* _WORK INSTRUCTIONS_
All of the data should be repeated exactly; pictures are not part of the copy.

* _DATASET CONTENT_
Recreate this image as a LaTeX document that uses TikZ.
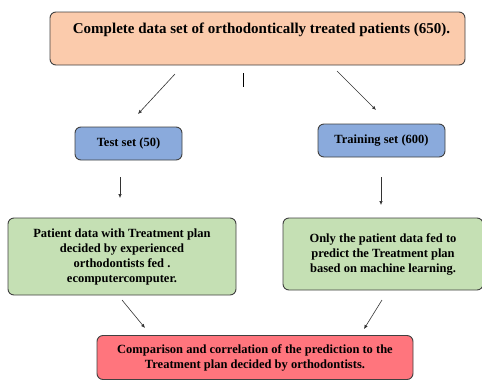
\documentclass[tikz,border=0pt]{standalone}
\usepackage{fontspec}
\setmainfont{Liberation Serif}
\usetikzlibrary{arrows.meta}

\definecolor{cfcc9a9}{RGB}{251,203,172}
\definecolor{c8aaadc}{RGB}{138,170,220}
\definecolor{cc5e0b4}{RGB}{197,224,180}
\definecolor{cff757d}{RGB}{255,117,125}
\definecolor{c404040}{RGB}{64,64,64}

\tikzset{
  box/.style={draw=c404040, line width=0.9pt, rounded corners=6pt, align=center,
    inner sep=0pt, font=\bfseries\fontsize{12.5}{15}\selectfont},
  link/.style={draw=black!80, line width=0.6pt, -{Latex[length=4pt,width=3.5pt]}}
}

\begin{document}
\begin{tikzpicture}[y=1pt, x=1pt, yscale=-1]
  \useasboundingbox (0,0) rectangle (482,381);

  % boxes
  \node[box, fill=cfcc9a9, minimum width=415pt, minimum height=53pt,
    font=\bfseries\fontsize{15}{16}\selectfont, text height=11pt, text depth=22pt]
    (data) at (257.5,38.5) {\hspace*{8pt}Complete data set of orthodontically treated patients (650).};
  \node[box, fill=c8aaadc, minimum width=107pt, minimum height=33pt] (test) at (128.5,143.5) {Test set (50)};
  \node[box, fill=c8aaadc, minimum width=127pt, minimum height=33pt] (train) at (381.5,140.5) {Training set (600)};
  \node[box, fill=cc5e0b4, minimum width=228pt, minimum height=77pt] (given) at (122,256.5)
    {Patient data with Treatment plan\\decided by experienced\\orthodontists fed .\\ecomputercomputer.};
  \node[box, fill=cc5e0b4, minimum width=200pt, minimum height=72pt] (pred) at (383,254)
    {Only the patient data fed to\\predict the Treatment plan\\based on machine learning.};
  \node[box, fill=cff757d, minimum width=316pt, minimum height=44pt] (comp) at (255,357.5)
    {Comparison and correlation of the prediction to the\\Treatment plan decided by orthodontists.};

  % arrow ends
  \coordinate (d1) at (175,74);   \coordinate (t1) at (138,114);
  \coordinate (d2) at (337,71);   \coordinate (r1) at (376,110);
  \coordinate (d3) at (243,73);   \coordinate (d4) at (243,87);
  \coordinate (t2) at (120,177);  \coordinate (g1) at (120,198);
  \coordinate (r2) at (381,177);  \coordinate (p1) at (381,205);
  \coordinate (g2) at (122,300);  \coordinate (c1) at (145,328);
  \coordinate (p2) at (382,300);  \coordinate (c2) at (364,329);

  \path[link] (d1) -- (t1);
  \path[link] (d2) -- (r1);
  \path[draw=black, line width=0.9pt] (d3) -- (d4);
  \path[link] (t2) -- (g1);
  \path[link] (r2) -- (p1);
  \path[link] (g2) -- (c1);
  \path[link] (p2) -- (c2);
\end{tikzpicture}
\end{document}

* _EXERCISE OUTPUT_
Recreate this image as a LaTeX document that uses TikZ.
\documentclass[tikz,border=0pt]{standalone}
\usepackage{fontspec}
\setmainfont{Liberation Serif}
\usetikzlibrary{arrows.meta}

\definecolor{cfcc9a9}{RGB}{251,203,172}
\definecolor{c8aaadc}{RGB}{138,170,220}
\definecolor{cc5e0b4}{RGB}{197,224,180}
\definecolor{cff757d}{RGB}{255,117,125}
\definecolor{c404040}{RGB}{64,64,64}

\tikzset{
  box/.style={draw=c404040, line width=0.9pt, rounded corners=6pt, align=center,
    inner sep=0pt, font=\bfseries\fontsize{12.5}{15}\selectfont},
  link/.style={draw=black!80, line width=0.6pt, -{Latex[length=4pt,width=3.5pt]}}
}

\begin{document}
\begin{tikzpicture}[y=1pt, x=1pt, yscale=-1]
  \useasboundingbox (0,0) rectangle (482,381);

  % boxes
  \node[box, fill=cfcc9a9, minimum width=415pt, minimum height=53pt,
    font=\bfseries\fontsize{15}{16}\selectfont, text height=11pt, text depth=22pt]
    (data) at (257.5,38.5) {\hspace*{8pt}Complete data set of orthodontically treated patients (650).};
  \node[box, fill=c8aaadc, minimum width=107pt, minimum height=33pt] (test) at (128.5,143.5) {Test set (50)};
  \node[box, fill=c8aaadc, minimum width=127pt, minimum height=33pt] (train) at (381.5,140.5) {Training set (600)};
  \node[box, fill=cc5e0b4, minimum width=228pt, minimum height=77pt] (given) at (122,256.5)
    {Patient data with Treatment plan\\decided by experienced\\orthodontists fed .\\ecomputercomputer.};
  \node[box, fill=cc5e0b4, minimum width=200pt, minimum height=72pt] (pred) at (383,254)
    {Only the patient data fed to\\predict the Treatment plan\\based on machine learning.};
  \node[box, fill=cff757d, minimum width=316pt, minimum height=44pt] (comp) at (255,357.5)
    {Comparison and correlation of the prediction to the\\Treatment plan decided by orthodontists.};

  % arrow ends
  \coordinate (d1) at (175,74);   \coordinate (t1) at (138,114);
  \coordinate (d2) at (337,71);   \coordinate (r1) at (376,110);
  \coordinate (d3) at (243,73);   \coordinate (d4) at (243,87);
  \coordinate (t2) at (120,177);  \coordinate (g1) at (120,198);
  \coordinate (r2) at (381,177);  \coordinate (p1) at (381,205);
  \coordinate (g2) at (122,300);  \coordinate (c1) at (145,328);
  \coordinate (p2) at (382,300);  \coordinate (c2) at (364,329);

  \path[link] (d1) -- (t1);
  \path[link] (d2) -- (r1);
  \path[draw=black, line width=0.9pt] (d3) -- (d4);
  \path[link] (t2) -- (g1);
  \path[link] (r2) -- (p1);
  \path[link] (g2) -- (c1);
  \path[link] (p2) -- (c2);
\end{tikzpicture}
\end{document}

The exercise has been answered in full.